Dynamic Fields and Models Architecture

Hi Everyone,

I’ve to design a system in which different datasets are added periodically to the system and user should be able to perform several predefined set of operations on the data. Datasets are large enough so it makes sense to keep them in separate tables/databases for performance reasons.

The problem I’m facing is that how does it fit into rails ActiveRecord architecture. Do I generate new Models for newly generated tables every time a new dataset is added? Suppose even if i’m able to somehow do that, I still need to provide a generic interface for all datasets. I’m not sure what the architecture should look like while following the rails conventions? Also it is preferable to add new datasets without having to worry about changing the code.

Any kind of help will be appreciated

Regards,

Usman

Hi Everyone,

I've to design a system in which different datasets are added periodically to the system and user should be able to perform several predefined set of operations on the data. Datasets are large enough so it makes sense to keep them in separate tables/databases for performance reasons.

The problem I'm facing is that how does it fit into rails ActiveRecord architecture. Do I generate new Models for newly generated tables every time a new dataset is added? Suppose even if i'm able to somehow do that, I still need to provide a generic interface for all datasets. I'm not sure what the architecture should look like while following the rails conventions?

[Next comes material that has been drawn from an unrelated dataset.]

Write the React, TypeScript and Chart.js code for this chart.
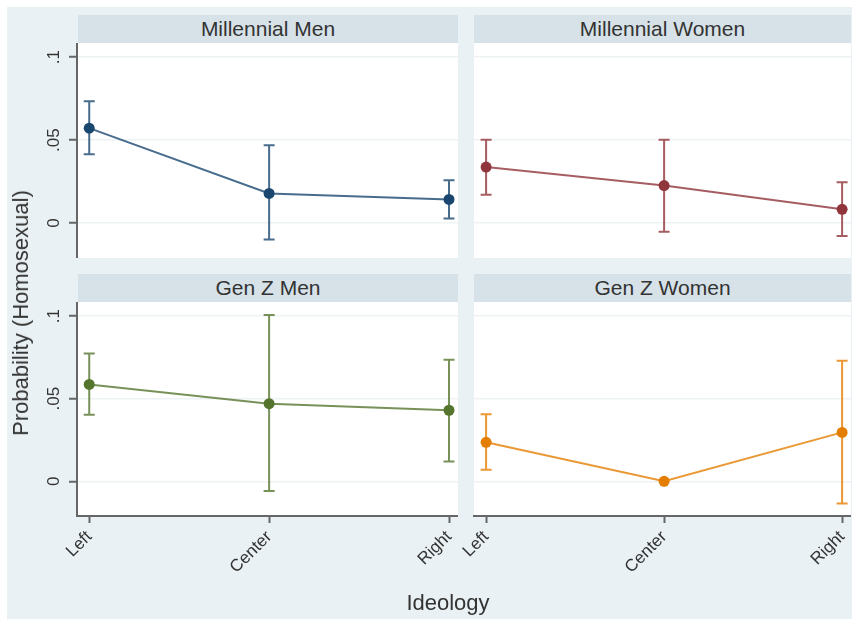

Also it is preferable to add new datasets without having to worry about changing the code.

Any kind of help will be appreciated

I would take a serious look at views or materialized views, if these are reporting data rather than something your users will be adding rows to. That would let you abstract away the implementation details of the database layer from your application. You have a single stable model, and its "table" is a SQL view of one or more actual tables in the DB. We use this all the time for read-only data.

Walter

It’s not a performance issue. the problem is that i don’t have one database, but multiple databases added at run-time. Each database is independent and I don’t know what they look like however, i need to perform similar operation on each of them like taking averages, min, max, count, selections and other read operations. I want to be able to do this without making any changes to code when a new database is added. I’m thinking of going with a schema-less JSON based approach.

It's not a performance issue. the problem is that i don't have one database, but multiple databases added at run-time. Each database is independent and I don't know what they look like however, i need to perform similar operation on each of them like taking averages, min, max, count, selections and other read operations. I want to be able to do this without making any changes to code when a new database is added. I'm thinking of going with a schema-less JSON based approach.

How does that work? How are the databases added while the app is running? What does the adding? There's nothing in Rails itself that is going to help you do this (as far as I know). If the databases are being added by another process while the Rails app is running (remember -- production Rails apps only scan the database for structure once, at startup) then you're going to need that other process to kick off some notification to your Rails app so that it can be forced to reload and get the new structure. Otherwise, what it sounds like you need is some abstraction layer above the database layer so that you can talk to that through a single API, rather than relying on ActiveRecord for this. There's nothing magical about JSON or NoSQL storage engines for this, either. If it quacks like ActiveRecord, then it's designed to export its structure during app startup, and stick to that structure while it is running.

Walter

Ok, i’ll explain this with a hypothetical scenario. Suppose the requirement is that we need to create a portal to provide stats of different products available in the market. And suppose you get data periodically from different places in spreadsheets.Each spreadsheet contains data for one kind of product, e.g cellphones, television etc and each kind of product has different fields. There can be hundreds of thousands of records in one spreadsheet so it must structured for efficient retrieval, however data is read-only, there’ll be no write operations.On each data set we need to be able to perform generic, predefined read operations. e.g. selection of subsets fulfilling certain criteria, sorting, grouping, aggregates. For example, I should be able to write a generic functions, which gets table name, field name and returns count of unique values in that field. this can be used to count televisions with different resolutions and also to count books by different authors. here resolution and author is unique field of respective datasets.

The problem I’m facing is that I’ve to create a different tables and respective models every time a new product type is added. Even though the models are essentially performing the same operations.

Thanks for the response.

Regards,

Usman

Can anyone offer a solution? Any kind of help will be appreciated.

I would just make an importer to put all the data in a normalized set of fields in a single table. Then you can have one set of fields and one model to wrap around them. Parsing Excel is pretty easy these days, because it's just XML.

Walter

Parsing isn’t the issue. The problem is that I don’t want to rewrite code every time a new dataset is added. I want to provide an abstract interface as well under which I can plug any data-set.

The query interface you’re describing sounds a lot like Elastic (formerly Elasticsearch): Elasticsearch: The Official Distributed Search & Analytics Engine | Elastic

–Matt Jones

Thanks Matt. This looks very promising.